■ **Goal**
Look over the lines below. Report each one that includes the string "this".

(Code that draws figures)

#####

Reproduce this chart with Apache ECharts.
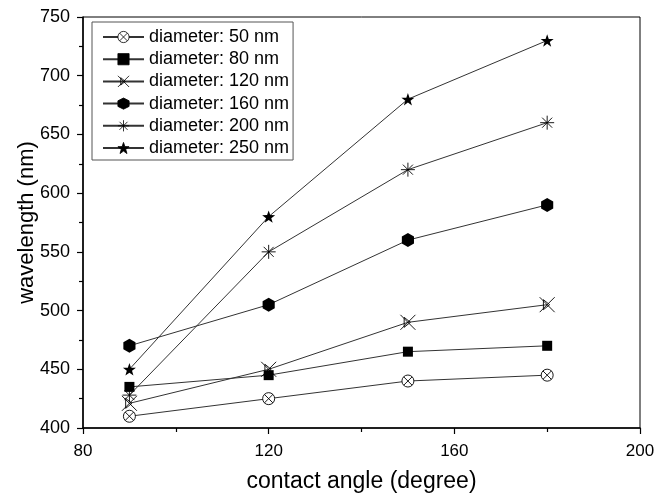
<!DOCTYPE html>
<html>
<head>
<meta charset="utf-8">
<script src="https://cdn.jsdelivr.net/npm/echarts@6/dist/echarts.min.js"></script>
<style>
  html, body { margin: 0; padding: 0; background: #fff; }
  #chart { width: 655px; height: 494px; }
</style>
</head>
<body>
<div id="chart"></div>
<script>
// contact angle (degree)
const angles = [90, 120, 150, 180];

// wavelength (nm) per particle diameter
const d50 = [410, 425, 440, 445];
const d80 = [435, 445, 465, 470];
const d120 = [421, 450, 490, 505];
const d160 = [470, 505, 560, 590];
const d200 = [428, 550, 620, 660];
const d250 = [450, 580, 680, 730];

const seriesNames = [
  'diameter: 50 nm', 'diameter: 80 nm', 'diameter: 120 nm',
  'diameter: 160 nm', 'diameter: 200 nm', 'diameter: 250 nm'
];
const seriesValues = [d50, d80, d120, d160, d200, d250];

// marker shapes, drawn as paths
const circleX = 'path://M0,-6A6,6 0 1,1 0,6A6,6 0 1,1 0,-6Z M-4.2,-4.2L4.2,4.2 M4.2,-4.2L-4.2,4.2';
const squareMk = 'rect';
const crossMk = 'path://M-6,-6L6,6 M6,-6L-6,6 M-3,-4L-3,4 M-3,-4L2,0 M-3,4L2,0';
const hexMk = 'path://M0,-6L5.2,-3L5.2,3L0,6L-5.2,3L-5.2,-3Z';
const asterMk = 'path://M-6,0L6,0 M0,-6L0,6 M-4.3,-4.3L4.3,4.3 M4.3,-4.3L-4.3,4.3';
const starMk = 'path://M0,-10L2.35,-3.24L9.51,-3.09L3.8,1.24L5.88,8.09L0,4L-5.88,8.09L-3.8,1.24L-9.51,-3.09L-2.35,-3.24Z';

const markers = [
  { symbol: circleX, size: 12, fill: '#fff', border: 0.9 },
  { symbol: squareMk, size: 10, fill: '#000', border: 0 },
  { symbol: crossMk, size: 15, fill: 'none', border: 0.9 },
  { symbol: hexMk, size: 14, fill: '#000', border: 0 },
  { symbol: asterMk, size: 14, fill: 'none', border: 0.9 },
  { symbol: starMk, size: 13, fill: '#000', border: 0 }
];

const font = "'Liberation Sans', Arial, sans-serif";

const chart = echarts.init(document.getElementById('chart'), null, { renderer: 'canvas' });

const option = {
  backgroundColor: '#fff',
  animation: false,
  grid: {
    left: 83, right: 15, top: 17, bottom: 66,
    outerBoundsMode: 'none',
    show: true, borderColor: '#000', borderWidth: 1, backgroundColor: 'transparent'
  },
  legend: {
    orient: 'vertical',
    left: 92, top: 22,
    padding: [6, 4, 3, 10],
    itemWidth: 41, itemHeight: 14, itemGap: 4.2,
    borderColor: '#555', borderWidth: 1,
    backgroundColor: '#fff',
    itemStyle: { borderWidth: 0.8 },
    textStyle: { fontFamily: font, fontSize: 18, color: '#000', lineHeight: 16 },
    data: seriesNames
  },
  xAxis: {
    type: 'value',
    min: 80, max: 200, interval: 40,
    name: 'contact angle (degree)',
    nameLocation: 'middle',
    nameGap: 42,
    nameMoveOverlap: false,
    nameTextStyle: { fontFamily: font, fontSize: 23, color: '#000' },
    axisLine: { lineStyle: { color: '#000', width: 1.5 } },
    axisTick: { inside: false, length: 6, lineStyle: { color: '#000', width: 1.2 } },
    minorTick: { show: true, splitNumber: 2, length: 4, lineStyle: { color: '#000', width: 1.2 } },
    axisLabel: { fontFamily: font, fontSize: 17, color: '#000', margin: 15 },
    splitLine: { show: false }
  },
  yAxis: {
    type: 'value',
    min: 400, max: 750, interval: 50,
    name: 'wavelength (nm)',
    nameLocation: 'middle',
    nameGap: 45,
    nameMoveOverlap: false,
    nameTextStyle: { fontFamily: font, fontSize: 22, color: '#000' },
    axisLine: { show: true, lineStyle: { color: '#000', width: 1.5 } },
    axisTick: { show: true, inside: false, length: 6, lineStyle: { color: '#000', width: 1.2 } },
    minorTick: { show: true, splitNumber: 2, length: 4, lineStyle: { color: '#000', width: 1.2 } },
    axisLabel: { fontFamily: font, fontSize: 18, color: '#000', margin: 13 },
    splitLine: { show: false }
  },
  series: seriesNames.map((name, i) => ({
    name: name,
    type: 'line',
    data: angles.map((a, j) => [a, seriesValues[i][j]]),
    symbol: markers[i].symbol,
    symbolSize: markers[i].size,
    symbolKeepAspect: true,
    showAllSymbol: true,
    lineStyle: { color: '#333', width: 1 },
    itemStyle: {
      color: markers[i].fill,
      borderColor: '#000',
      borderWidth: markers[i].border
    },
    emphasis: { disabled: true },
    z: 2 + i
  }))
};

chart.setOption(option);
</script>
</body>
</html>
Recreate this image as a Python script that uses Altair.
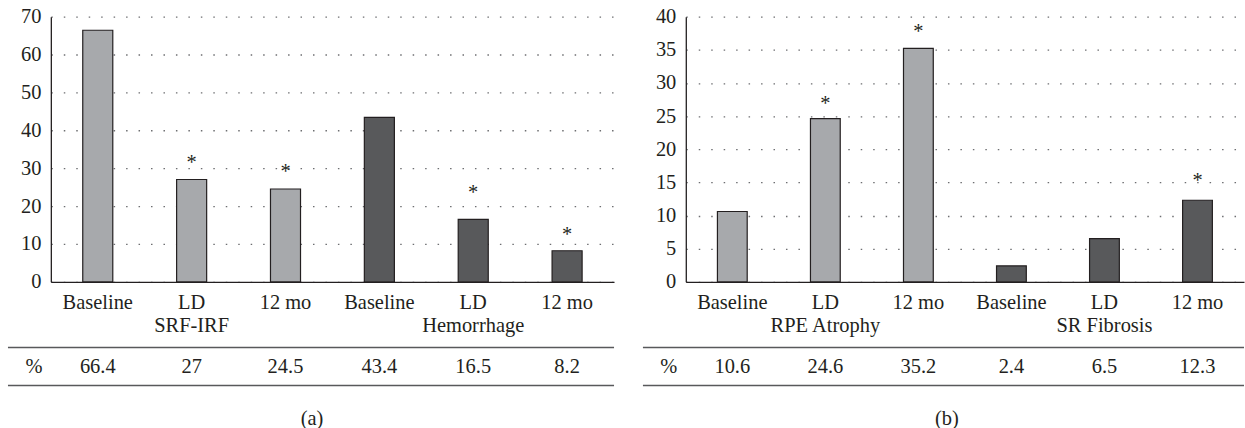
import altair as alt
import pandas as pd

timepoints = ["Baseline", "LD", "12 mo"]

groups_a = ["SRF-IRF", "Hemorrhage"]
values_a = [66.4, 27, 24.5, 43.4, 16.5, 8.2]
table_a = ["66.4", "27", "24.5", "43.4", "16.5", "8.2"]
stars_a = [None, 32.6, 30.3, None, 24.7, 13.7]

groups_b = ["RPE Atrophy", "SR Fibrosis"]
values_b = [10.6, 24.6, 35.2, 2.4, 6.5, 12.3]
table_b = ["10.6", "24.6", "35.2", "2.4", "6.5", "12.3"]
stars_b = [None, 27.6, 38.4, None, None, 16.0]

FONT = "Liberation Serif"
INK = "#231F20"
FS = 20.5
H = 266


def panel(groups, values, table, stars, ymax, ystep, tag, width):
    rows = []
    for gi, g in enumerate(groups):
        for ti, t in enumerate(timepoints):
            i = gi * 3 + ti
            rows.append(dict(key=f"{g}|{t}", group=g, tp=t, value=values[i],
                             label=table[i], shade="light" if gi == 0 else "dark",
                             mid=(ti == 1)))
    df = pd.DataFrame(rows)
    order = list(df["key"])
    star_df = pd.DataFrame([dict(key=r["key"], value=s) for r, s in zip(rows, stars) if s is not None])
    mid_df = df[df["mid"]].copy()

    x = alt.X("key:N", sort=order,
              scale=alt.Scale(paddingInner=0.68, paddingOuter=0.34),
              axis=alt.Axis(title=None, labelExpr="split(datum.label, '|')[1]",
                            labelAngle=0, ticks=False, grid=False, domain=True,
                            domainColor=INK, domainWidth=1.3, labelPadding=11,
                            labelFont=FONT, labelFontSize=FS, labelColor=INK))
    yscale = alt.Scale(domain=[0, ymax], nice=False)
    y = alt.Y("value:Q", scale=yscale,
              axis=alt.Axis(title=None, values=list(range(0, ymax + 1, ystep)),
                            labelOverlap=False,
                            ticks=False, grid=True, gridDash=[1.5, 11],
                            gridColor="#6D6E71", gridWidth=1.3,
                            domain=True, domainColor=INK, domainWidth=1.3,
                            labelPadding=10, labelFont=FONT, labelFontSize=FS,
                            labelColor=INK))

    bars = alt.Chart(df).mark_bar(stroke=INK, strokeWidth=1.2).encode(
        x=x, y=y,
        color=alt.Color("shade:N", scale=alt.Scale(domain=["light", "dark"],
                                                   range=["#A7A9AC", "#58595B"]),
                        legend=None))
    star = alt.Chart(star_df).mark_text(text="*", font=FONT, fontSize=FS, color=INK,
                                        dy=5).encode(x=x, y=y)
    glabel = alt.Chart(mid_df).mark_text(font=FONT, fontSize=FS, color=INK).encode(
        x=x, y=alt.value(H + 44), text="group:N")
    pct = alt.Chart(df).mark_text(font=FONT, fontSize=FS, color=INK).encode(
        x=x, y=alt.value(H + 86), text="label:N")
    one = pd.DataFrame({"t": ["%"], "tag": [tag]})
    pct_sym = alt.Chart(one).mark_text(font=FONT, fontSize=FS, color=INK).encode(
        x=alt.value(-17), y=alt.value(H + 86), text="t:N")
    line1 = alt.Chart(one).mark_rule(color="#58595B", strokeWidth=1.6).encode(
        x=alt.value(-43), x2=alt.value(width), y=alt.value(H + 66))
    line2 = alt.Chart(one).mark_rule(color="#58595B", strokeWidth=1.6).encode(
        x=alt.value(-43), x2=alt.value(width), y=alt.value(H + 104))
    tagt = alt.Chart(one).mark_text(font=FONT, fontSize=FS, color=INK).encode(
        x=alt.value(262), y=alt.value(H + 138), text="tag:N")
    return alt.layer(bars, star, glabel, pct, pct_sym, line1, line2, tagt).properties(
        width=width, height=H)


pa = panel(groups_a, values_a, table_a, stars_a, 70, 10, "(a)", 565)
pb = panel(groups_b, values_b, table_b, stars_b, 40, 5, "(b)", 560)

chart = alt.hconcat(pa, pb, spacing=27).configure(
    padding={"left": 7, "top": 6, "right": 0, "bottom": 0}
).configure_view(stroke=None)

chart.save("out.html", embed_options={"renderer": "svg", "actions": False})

#####

■ **Task output**
Reproduce this chart with Apache ECharts.
Recreate this image as a Python script that uses Altair.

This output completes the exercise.